[Problem to solve]:
Copy the data below exactly, omitting any picture it contains.

## Begin

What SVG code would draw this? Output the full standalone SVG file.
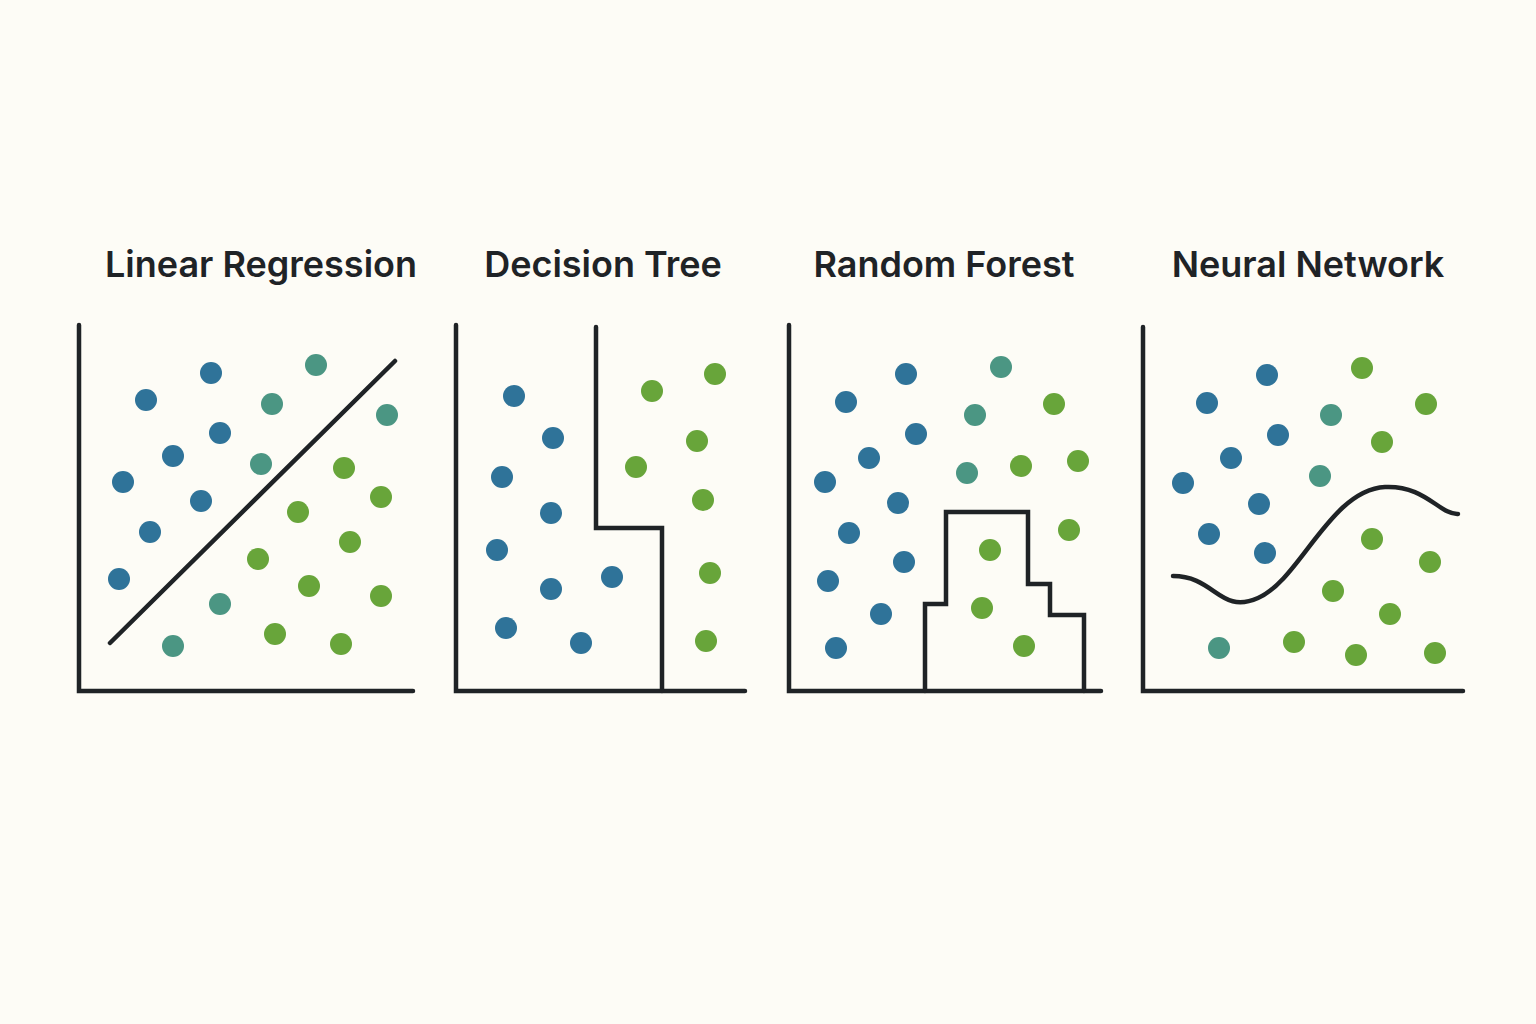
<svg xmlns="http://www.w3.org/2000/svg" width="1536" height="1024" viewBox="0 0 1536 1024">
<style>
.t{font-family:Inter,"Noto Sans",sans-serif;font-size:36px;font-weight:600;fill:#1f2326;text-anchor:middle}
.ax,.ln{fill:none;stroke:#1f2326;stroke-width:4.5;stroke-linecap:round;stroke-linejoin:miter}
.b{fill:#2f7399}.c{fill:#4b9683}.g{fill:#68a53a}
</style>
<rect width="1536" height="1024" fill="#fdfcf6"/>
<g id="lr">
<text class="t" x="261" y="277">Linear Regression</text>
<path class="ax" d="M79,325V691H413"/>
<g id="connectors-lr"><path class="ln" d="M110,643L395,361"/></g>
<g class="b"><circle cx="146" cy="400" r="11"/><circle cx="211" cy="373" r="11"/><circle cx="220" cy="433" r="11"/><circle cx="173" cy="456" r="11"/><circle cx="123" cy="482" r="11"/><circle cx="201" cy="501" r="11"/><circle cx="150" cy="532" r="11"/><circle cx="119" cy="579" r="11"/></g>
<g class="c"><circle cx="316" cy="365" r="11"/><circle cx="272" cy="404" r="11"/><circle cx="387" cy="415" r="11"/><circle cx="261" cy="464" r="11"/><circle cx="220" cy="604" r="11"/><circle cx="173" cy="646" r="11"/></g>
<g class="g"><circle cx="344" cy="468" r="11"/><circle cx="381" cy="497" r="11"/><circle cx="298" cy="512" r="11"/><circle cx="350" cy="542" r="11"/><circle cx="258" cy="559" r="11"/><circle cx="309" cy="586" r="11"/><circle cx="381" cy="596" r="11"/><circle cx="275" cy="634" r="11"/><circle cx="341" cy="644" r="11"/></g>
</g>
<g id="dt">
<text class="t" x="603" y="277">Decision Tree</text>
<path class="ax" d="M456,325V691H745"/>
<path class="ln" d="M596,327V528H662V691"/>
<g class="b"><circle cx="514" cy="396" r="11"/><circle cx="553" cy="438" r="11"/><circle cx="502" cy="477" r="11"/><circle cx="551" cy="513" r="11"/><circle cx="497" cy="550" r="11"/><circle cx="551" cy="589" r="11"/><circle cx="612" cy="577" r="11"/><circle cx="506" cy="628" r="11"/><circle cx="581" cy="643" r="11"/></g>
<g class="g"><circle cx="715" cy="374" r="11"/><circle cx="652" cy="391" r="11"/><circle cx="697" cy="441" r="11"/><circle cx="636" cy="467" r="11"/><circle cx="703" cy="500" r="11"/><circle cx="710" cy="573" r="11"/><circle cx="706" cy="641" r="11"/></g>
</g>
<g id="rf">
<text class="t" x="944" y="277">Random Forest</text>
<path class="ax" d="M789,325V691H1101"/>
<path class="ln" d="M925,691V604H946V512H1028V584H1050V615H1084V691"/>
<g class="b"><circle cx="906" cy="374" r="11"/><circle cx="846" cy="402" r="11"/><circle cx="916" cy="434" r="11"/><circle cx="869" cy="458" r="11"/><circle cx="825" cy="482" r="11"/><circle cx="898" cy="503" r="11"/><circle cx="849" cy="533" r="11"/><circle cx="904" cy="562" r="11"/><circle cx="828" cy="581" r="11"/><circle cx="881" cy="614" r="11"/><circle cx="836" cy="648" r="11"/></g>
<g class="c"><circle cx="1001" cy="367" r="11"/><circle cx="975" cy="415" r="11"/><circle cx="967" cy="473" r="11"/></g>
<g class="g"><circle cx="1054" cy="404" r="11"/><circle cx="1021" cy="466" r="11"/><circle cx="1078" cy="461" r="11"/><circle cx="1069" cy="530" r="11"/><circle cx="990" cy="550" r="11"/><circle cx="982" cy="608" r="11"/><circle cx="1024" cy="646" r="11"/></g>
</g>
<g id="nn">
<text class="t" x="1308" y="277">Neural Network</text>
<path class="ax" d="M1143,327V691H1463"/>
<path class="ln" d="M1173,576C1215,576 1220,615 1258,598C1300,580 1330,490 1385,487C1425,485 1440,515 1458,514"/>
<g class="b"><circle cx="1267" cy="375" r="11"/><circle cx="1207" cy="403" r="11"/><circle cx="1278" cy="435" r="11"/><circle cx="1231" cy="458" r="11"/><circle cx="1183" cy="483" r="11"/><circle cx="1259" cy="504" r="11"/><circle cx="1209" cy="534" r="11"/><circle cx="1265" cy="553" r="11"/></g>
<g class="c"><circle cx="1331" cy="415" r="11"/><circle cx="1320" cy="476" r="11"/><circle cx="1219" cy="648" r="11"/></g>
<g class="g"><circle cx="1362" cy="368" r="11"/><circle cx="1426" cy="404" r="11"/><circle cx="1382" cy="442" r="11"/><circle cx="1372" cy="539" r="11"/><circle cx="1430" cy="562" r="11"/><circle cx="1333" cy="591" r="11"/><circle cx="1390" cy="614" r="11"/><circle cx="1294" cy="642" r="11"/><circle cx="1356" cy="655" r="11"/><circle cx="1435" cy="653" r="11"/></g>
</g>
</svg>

## End

[Task output]:
What SVG code would draw this? Output the full standalone SVG file.
<svg xmlns="http://www.w3.org/2000/svg" width="1536" height="1024" viewBox="0 0 1536 1024">
<style>
.t{font-family:Inter,"Noto Sans",sans-serif;font-size:36px;font-weight:600;fill:#1f2326;text-anchor:middle}
.ax,.ln{fill:none;stroke:#1f2326;stroke-width:4.5;stroke-linecap:round;stroke-linejoin:miter}
.b{fill:#2f7399}.c{fill:#4b9683}.g{fill:#68a53a}
</style>
<rect width="1536" height="1024" fill="#fdfcf6"/>
<g id="lr">
<text class="t" x="261" y="277">Linear Regression</text>
<path class="ax" d="M79,325V691H413"/>
<g id="connectors-lr"><path class="ln" d="M110,643L395,361"/></g>
<g class="b"><circle cx="146" cy="400" r="11"/><circle cx="211" cy="373" r="11"/><circle cx="220" cy="433" r="11"/><circle cx="173" cy="456" r="11"/><circle cx="123" cy="482" r="11"/><circle cx="201" cy="501" r="11"/><circle cx="150" cy="532" r="11"/><circle cx="119" cy="579" r="11"/></g>
<g class="c"><circle cx="316" cy="365" r="11"/><circle cx="272" cy="404" r="11"/><circle cx="387" cy="415" r="11"/><circle cx="261" cy="464" r="11"/><circle cx="220" cy="604" r="11"/><circle cx="173" cy="646" r="11"/></g>
<g class="g"><circle cx="344" cy="468" r="11"/><circle cx="381" cy="497" r="11"/><circle cx="298" cy="512" r="11"/><circle cx="350" cy="542" r="11"/><circle cx="258" cy="559" r="11"/><circle cx="309" cy="586" r="11"/><circle cx="381" cy="596" r="11"/><circle cx="275" cy="634" r="11"/><circle cx="341" cy="644" r="11"/></g>
</g>
<g id="dt">
<text class="t" x="603" y="277">Decision Tree</text>
<path class="ax" d="M456,325V691H745"/>
<path class="ln" d="M596,327V528H662V691"/>
<g class="b"><circle cx="514" cy="396" r="11"/><circle cx="553" cy="438" r="11"/><circle cx="502" cy="477" r="11"/><circle cx="551" cy="513" r="11"/><circle cx="497" cy="550" r="11"/><circle cx="551" cy="589" r="11"/><circle cx="612" cy="577" r="11"/><circle cx="506" cy="628" r="11"/><circle cx="581" cy="643" r="11"/></g>
<g class="g"><circle cx="715" cy="374" r="11"/><circle cx="652" cy="391" r="11"/><circle cx="697" cy="441" r="11"/><circle cx="636" cy="467" r="11"/><circle cx="703" cy="500" r="11"/><circle cx="710" cy="573" r="11"/><circle cx="706" cy="641" r="11"/></g>
</g>
<g id="rf">
<text class="t" x="944" y="277">Random Forest</text>
<path class="ax" d="M789,325V691H1101"/>
<path class="ln" d="M925,691V604H946V512H1028V584H1050V615H1084V691"/>
<g class="b"><circle cx="906" cy="374" r="11"/><circle cx="846" cy="402" r="11"/><circle cx="916" cy="434" r="11"/><circle cx="869" cy="458" r="11"/><circle cx="825" cy="482" r="11"/><circle cx="898" cy="503" r="11"/><circle cx="849" cy="533" r="11"/><circle cx="904" cy="562" r="11"/><circle cx="828" cy="581" r="11"/><circle cx="881" cy="614" r="11"/><circle cx="836" cy="648" r="11"/></g>
<g class="c"><circle cx="1001" cy="367" r="11"/><circle cx="975" cy="415" r="11"/><circle cx="967" cy="473" r="11"/></g>
<g class="g"><circle cx="1054" cy="404" r="11"/><circle cx="1021" cy="466" r="11"/><circle cx="1078" cy="461" r="11"/><circle cx="1069" cy="530" r="11"/><circle cx="990" cy="550" r="11"/><circle cx="982" cy="608" r="11"/><circle cx="1024" cy="646" r="11"/></g>
</g>
<g id="nn">
<text class="t" x="1308" y="277">Neural Network</text>
<path class="ax" d="M1143,327V691H1463"/>
<path class="ln" d="M1173,576C1215,576 1220,615 1258,598C1300,580 1330,490 1385,487C1425,485 1440,515 1458,514"/>
<g class="b"><circle cx="1267" cy="375" r="11"/><circle cx="1207" cy="403" r="11"/><circle cx="1278" cy="435" r="11"/><circle cx="1231" cy="458" r="11"/><circle cx="1183" cy="483" r="11"/><circle cx="1259" cy="504" r="11"/><circle cx="1209" cy="534" r="11"/><circle cx="1265" cy="553" r="11"/></g>
<g class="c"><circle cx="1331" cy="415" r="11"/><circle cx="1320" cy="476" r="11"/><circle cx="1219" cy="648" r="11"/></g>
<g class="g"><circle cx="1362" cy="368" r="11"/><circle cx="1426" cy="404" r="11"/><circle cx="1382" cy="442" r="11"/><circle cx="1372" cy="539" r="11"/><circle cx="1430" cy="562" r="11"/><circle cx="1333" cy="591" r="11"/><circle cx="1390" cy="614" r="11"/><circle cx="1294" cy="642" r="11"/><circle cx="1356" cy="655" r="11"/><circle cx="1435" cy="653" r="11"/></g>
</g>
</svg>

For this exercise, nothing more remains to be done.